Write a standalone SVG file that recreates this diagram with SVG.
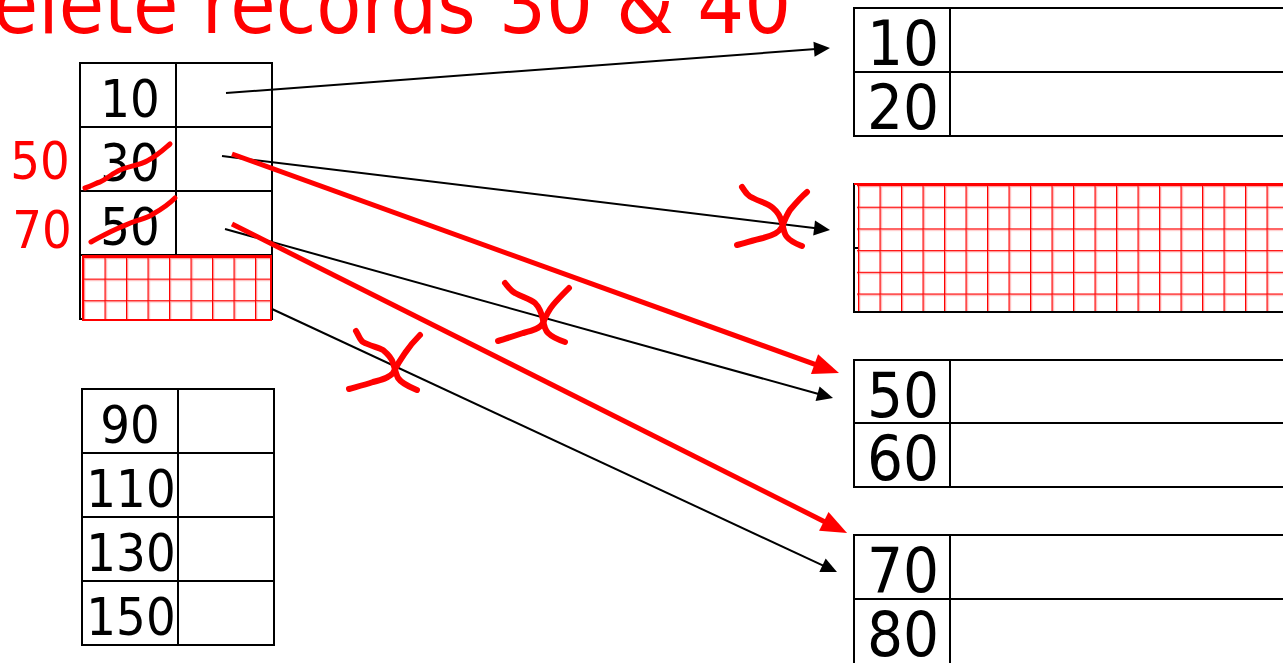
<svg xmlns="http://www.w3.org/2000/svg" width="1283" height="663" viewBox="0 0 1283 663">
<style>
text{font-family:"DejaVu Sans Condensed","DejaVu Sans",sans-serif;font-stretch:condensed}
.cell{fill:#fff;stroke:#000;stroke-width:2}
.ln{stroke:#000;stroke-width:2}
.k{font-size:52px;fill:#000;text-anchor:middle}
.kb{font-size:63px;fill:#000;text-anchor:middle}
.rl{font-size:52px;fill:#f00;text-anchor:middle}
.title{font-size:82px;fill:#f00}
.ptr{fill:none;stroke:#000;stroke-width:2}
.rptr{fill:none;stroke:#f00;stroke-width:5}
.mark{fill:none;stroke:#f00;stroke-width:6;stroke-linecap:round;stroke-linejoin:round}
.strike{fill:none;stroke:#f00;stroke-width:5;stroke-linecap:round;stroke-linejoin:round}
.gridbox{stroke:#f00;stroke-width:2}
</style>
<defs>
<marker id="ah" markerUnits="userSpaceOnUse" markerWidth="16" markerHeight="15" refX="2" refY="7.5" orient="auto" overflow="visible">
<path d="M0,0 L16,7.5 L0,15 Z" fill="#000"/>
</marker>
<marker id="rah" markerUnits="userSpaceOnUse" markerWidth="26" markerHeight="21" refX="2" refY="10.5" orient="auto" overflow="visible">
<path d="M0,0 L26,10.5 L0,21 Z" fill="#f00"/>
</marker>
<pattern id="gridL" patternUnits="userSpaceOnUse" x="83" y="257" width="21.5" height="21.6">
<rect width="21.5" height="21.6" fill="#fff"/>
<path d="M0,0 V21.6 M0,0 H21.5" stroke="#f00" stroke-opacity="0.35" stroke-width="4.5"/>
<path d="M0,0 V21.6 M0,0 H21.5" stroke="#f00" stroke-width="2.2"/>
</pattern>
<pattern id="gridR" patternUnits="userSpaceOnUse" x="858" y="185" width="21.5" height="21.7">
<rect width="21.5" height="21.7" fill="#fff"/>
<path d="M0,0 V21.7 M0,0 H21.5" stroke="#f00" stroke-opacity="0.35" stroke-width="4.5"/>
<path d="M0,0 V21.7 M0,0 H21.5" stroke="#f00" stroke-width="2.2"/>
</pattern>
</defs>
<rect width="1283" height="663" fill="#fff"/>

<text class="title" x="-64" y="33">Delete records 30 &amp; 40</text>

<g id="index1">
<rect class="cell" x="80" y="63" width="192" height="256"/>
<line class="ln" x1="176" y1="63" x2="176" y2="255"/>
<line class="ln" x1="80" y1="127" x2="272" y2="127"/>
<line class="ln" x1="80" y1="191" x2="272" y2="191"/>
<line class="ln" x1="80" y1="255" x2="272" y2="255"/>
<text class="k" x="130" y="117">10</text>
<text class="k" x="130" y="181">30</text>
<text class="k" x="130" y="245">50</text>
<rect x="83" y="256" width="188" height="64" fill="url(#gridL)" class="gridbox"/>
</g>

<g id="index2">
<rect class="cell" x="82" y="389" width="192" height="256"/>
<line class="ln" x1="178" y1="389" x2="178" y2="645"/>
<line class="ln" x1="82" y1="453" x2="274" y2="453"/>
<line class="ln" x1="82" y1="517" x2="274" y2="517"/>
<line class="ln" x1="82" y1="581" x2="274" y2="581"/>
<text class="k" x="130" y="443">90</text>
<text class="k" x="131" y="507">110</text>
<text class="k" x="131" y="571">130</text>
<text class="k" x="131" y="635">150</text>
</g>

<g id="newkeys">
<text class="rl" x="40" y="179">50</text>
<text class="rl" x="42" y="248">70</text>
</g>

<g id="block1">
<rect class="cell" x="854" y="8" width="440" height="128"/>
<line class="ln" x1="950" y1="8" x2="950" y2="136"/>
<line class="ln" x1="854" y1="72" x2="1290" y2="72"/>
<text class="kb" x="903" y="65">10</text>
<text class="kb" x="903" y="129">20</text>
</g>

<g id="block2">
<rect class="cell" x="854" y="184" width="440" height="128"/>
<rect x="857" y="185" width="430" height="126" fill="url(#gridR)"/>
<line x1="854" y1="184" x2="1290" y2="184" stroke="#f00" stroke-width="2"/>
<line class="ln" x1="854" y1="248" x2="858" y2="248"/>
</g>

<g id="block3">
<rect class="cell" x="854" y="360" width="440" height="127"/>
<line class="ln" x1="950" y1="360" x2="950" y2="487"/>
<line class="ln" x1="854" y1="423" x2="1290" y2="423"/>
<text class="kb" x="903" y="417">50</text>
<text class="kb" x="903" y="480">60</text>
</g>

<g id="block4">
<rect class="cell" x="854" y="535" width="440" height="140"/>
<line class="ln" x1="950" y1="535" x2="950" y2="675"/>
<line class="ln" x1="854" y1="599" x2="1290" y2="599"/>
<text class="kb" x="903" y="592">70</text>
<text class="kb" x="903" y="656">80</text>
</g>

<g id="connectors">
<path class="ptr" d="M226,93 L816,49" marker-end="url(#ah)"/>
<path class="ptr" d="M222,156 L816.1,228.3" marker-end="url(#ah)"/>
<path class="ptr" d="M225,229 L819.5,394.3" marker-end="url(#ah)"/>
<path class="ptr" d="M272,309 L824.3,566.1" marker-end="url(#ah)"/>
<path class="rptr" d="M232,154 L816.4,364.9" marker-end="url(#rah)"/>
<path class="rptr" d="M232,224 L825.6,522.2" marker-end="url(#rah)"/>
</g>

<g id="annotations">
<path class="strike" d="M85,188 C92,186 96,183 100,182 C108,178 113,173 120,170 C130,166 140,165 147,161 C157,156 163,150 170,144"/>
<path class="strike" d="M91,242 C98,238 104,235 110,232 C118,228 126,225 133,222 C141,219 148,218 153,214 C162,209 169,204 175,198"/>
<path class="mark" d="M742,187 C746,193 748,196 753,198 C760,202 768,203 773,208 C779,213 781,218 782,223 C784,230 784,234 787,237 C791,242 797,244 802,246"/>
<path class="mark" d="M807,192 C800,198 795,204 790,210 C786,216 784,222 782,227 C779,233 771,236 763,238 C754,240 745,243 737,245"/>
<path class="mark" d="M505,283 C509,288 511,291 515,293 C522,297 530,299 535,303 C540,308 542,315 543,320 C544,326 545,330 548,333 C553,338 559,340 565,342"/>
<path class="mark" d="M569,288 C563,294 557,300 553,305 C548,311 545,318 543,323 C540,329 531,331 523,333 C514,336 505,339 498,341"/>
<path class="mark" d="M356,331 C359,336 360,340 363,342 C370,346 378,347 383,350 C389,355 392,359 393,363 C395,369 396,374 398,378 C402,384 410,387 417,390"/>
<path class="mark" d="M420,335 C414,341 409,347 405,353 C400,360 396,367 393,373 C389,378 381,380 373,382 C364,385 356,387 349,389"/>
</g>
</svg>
********************
Given task ▸ Reproduce the listing word for word and omit its pictures.

Complete response ▸
Write a standalone SVG file that recreates this diagram with SVG.
<svg xmlns="http://www.w3.org/2000/svg" width="1283" height="663" viewBox="0 0 1283 663">
<style>
text{font-family:"DejaVu Sans Condensed","DejaVu Sans",sans-serif;font-stretch:condensed}
.cell{fill:#fff;stroke:#000;stroke-width:2}
.ln{stroke:#000;stroke-width:2}
.k{font-size:52px;fill:#000;text-anchor:middle}
.kb{font-size:63px;fill:#000;text-anchor:middle}
.rl{font-size:52px;fill:#f00;text-anchor:middle}
.title{font-size:82px;fill:#f00}
.ptr{fill:none;stroke:#000;stroke-width:2}
.rptr{fill:none;stroke:#f00;stroke-width:5}
.mark{fill:none;stroke:#f00;stroke-width:6;stroke-linecap:round;stroke-linejoin:round}
.strike{fill:none;stroke:#f00;stroke-width:5;stroke-linecap:round;stroke-linejoin:round}
.gridbox{stroke:#f00;stroke-width:2}
</style>
<defs>
<marker id="ah" markerUnits="userSpaceOnUse" markerWidth="16" markerHeight="15" refX="2" refY="7.5" orient="auto" overflow="visible">
<path d="M0,0 L16,7.5 L0,15 Z" fill="#000"/>
</marker>
<marker id="rah" markerUnits="userSpaceOnUse" markerWidth="26" markerHeight="21" refX="2" refY="10.5" orient="auto" overflow="visible">
<path d="M0,0 L26,10.5 L0,21 Z" fill="#f00"/>
</marker>
<pattern id="gridL" patternUnits="userSpaceOnUse" x="83" y="257" width="21.5" height="21.6">
<rect width="21.5" height="21.6" fill="#fff"/>
<path d="M0,0 V21.6 M0,0 H21.5" stroke="#f00" stroke-opacity="0.35" stroke-width="4.5"/>
<path d="M0,0 V21.6 M0,0 H21.5" stroke="#f00" stroke-width="2.2"/>
</pattern>
<pattern id="gridR" patternUnits="userSpaceOnUse" x="858" y="185" width="21.5" height="21.7">
<rect width="21.5" height="21.7" fill="#fff"/>
<path d="M0,0 V21.7 M0,0 H21.5" stroke="#f00" stroke-opacity="0.35" stroke-width="4.5"/>
<path d="M0,0 V21.7 M0,0 H21.5" stroke="#f00" stroke-width="2.2"/>
</pattern>
</defs>
<rect width="1283" height="663" fill="#fff"/>

<text class="title" x="-64" y="33">Delete records 30 &amp; 40</text>

<g id="index1">
<rect class="cell" x="80" y="63" width="192" height="256"/>
<line class="ln" x1="176" y1="63" x2="176" y2="255"/>
<line class="ln" x1="80" y1="127" x2="272" y2="127"/>
<line class="ln" x1="80" y1="191" x2="272" y2="191"/>
<line class="ln" x1="80" y1="255" x2="272" y2="255"/>
<text class="k" x="130" y="117">10</text>
<text class="k" x="130" y="181">30</text>
<text class="k" x="130" y="245">50</text>
<rect x="83" y="256" width="188" height="64" fill="url(#gridL)" class="gridbox"/>
</g>

<g id="index2">
<rect class="cell" x="82" y="389" width="192" height="256"/>
<line class="ln" x1="178" y1="389" x2="178" y2="645"/>
<line class="ln" x1="82" y1="453" x2="274" y2="453"/>
<line class="ln" x1="82" y1="517" x2="274" y2="517"/>
<line class="ln" x1="82" y1="581" x2="274" y2="581"/>
<text class="k" x="130" y="443">90</text>
<text class="k" x="131" y="507">110</text>
<text class="k" x="131" y="571">130</text>
<text class="k" x="131" y="635">150</text>
</g>

<g id="newkeys">
<text class="rl" x="40" y="179">50</text>
<text class="rl" x="42" y="248">70</text>
</g>

<g id="block1">
<rect class="cell" x="854" y="8" width="440" height="128"/>
<line class="ln" x1="950" y1="8" x2="950" y2="136"/>
<line class="ln" x1="854" y1="72" x2="1290" y2="72"/>
<text class="kb" x="903" y="65">10</text>
<text class="kb" x="903" y="129">20</text>
</g>

<g id="block2">
<rect class="cell" x="854" y="184" width="440" height="128"/>
<rect x="857" y="185" width="430" height="126" fill="url(#gridR)"/>
<line x1="854" y1="184" x2="1290" y2="184" stroke="#f00" stroke-width="2"/>
<line class="ln" x1="854" y1="248" x2="858" y2="248"/>
</g>

<g id="block3">
<rect class="cell" x="854" y="360" width="440" height="127"/>
<line class="ln" x1="950" y1="360" x2="950" y2="487"/>
<line class="ln" x1="854" y1="423" x2="1290" y2="423"/>
<text class="kb" x="903" y="417">50</text>
<text class="kb" x="903" y="480">60</text>
</g>

<g id="block4">
<rect class="cell" x="854" y="535" width="440" height="140"/>
<line class="ln" x1="950" y1="535" x2="950" y2="675"/>
<line class="ln" x1="854" y1="599" x2="1290" y2="599"/>
<text class="kb" x="903" y="592">70</text>
<text class="kb" x="903" y="656">80</text>
</g>

<g id="connectors">
<path class="ptr" d="M226,93 L816,49" marker-end="url(#ah)"/>
<path class="ptr" d="M222,156 L816.1,228.3" marker-end="url(#ah)"/>
<path class="ptr" d="M225,229 L819.5,394.3" marker-end="url(#ah)"/>
<path class="ptr" d="M272,309 L824.3,566.1" marker-end="url(#ah)"/>
<path class="rptr" d="M232,154 L816.4,364.9" marker-end="url(#rah)"/>
<path class="rptr" d="M232,224 L825.6,522.2" marker-end="url(#rah)"/>
</g>

<g id="annotations">
<path class="strike" d="M85,188 C92,186 96,183 100,182 C108,178 113,173 120,170 C130,166 140,165 147,161 C157,156 163,150 170,144"/>
<path class="strike" d="M91,242 C98,238 104,235 110,232 C118,228 126,225 133,222 C141,219 148,218 153,214 C162,209 169,204 175,198"/>
<path class="mark" d="M742,187 C746,193 748,196 753,198 C760,202 768,203 773,208 C779,213 781,218 782,223 C784,230 784,234 787,237 C791,242 797,244 802,246"/>
<path class="mark" d="M807,192 C800,198 795,204 790,210 C786,216 784,222 782,227 C779,233 771,236 763,238 C754,240 745,243 737,245"/>
<path class="mark" d="M505,283 C509,288 511,291 515,293 C522,297 530,299 535,303 C540,308 542,315 543,320 C544,326 545,330 548,333 C553,338 559,340 565,342"/>
<path class="mark" d="M569,288 C563,294 557,300 553,305 C548,311 545,318 543,323 C540,329 531,331 523,333 C514,336 505,339 498,341"/>
<path class="mark" d="M356,331 C359,336 360,340 363,342 C370,346 378,347 383,350 C389,355 392,359 393,363 C395,369 396,374 398,378 C402,384 410,387 417,390"/>
<path class="mark" d="M420,335 C414,341 409,347 405,353 C400,360 396,367 393,373 C389,378 381,380 373,382 C364,385 356,387 349,389"/>
</g>
</svg>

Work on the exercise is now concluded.